Re: GPL & Possible Derivative Work
On 6/17/05, Andrew Suffield <email@example.com> wrote:
> On Thu, Jun 16, 2005 at 04:42:00PM -0400, Mike wrote:
> > Arnoud Engelfriet wrote:
> > >Usually the advice is to write your own code based on descriptive
> > >information about the protocol, without looking at the original
> > >implementation. In other words, use the RFC, not the code.
> > >This avoids accusations about nonliteral copying.
> > Too bad it's a closed source protocol. But I will give reverse
> > engineering it a try it might be interesting. It's a tiny protocol I
> > might just be able to figure it out. There might even be some unofficial
> > docs on the web somewhere.
> The best way to break derivation for stuff like this is to
> reverse-engineer it and write a description of the protocol. Then
> implement your own version using *only* the description. Never touch
> both at once.
> To be really robust, you must have different people doing the two
> parts, but even with only one, following the discipline gives you a
> solid defence against accusations of copying.
This sort of reverse engineering to specification, followed by
cleanroom implementation, is primarily used to defend against
accusations of misappropriation of trade secrets. The reverse
engineering team is vetted to make sure that they have had no
privileged access to the target's knowledge going in, and the process
is documented to demonstrate that it followed procedures available to
any competitor. Hunting "unofficial" docs on the web is exactly the
kind of thing that you shouldn't be doing if the source code and
protocol are trade secrets.
If you don't have any contractual relationship to the vendor or any
information obtained through privileged access, then you don't have to
worry about trade secrets, just copyright. If the implementation is
closed source, and you're cloning its function, the burden is still on
you to demonstrate that you copied only what you absolutely had to.
Independently arriving at a very similar solution to the same problem
is not a very good defense, since you are obviously reverse
engineering a specific implementation.
If you are in a position to compare the two by decompiling the
original, you are obliged to make a reasonable effort to do so (in for
a dime, in for a dollar) and to diverge from the expressive content of
the original in pretty much every way possible while retaining
interoperability. See, for instance, the recent Lexmark case in the
Sixth Circuit, in which Static Control was permitted to copy the
entire Toner Loading Program verbatim, but only because they
demonstrated that its cryptographic checksum had to match in order to
The dissent in Lexmark is very well argued, and covers the history of
reverse engineering cases at appellate level in the US. Judge Feikens
felt that Static Control should have been obliged to work even harder
at the reverse engineering, spot a flag that could be used to turn off
the checksum operation, flip that flag and write their own Toner
Loading Program. That view did not prevail, but it's an indication of
the degree of thoroughness a judge expects from a reverse engineering
project's avoidance of unnecessary literal copying.
When you are talking about published source code, there is no trade
secret to be misappropriated.
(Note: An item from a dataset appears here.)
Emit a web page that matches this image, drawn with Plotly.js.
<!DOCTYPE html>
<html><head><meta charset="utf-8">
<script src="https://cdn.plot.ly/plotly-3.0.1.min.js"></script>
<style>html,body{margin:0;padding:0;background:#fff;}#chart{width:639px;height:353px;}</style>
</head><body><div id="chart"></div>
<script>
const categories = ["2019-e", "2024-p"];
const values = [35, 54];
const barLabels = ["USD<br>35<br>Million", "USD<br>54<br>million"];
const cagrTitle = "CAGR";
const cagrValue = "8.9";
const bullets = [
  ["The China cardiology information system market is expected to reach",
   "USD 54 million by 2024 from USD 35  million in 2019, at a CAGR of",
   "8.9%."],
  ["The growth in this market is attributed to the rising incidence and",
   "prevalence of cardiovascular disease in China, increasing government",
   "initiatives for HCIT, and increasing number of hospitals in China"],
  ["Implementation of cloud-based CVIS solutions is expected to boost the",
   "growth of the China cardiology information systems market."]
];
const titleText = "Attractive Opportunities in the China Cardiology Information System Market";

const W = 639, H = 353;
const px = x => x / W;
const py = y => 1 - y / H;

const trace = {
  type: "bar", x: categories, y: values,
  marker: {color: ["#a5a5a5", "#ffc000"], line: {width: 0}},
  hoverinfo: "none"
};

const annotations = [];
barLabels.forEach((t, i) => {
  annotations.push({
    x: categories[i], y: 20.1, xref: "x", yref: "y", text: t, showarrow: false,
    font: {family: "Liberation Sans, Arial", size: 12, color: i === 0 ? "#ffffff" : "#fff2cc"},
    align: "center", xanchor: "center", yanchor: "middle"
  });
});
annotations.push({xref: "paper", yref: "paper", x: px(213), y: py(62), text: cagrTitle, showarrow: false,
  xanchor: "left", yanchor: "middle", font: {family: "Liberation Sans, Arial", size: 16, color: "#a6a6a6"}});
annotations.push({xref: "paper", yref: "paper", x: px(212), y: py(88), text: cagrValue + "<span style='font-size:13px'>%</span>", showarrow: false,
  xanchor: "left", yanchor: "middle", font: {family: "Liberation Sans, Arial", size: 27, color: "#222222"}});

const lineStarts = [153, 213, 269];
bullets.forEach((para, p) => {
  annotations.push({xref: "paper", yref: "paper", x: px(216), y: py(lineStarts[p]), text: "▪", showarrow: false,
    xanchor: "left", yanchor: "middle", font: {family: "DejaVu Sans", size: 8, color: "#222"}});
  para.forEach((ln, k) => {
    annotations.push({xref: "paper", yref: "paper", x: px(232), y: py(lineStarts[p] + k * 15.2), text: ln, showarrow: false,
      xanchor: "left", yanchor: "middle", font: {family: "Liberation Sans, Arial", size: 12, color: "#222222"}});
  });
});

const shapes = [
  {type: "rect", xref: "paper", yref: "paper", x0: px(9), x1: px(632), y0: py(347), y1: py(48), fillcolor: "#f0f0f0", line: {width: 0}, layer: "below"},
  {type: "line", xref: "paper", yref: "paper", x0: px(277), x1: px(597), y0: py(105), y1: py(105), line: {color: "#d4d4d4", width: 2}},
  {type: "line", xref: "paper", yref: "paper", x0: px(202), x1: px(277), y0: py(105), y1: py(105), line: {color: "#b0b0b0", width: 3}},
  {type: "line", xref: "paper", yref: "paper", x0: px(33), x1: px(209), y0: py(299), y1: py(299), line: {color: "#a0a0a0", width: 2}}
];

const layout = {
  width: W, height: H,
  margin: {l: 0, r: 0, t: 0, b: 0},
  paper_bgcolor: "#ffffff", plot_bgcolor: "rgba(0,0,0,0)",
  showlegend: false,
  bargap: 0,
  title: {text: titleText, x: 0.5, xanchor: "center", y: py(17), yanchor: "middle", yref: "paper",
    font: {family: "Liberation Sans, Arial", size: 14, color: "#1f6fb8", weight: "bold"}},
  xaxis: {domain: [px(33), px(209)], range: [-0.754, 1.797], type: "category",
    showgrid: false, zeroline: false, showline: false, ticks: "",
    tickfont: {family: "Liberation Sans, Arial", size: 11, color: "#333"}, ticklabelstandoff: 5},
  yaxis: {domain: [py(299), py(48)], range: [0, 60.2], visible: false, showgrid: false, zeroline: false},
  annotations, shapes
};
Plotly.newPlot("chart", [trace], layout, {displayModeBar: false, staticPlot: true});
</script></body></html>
You can't really claim not to have had
access to the original source code, and there's no evidence that you
didn't read the source code other than your own word. The only
purpose of reverse engineering under those circumstances is to help
demonstrate that, where your code resembles the original, that
reflects functional necessity rather than plagiarism.
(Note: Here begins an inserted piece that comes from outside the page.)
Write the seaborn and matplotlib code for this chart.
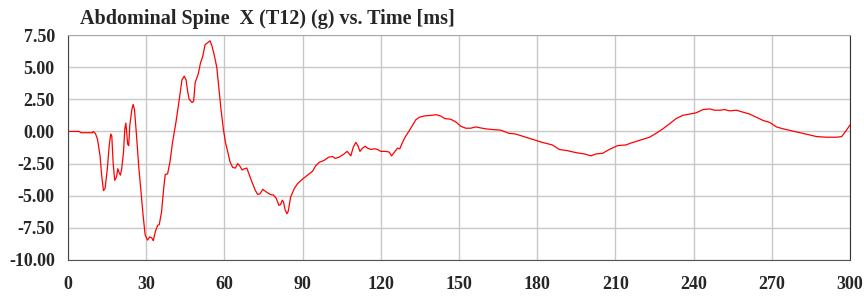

It's complete folly not to look at openly published source code if
you're trying to clone its function without infringing copyright. If
it comes to a court battle, you have to be able to demonstrate that
every bit of overlapping expressive content is a matter of engineering
necessity. Publishing the source code of the original raises the
burden of proof on the cloner, since it facilitates a good-faith
effort on the cloner's part to avoid plagiarism.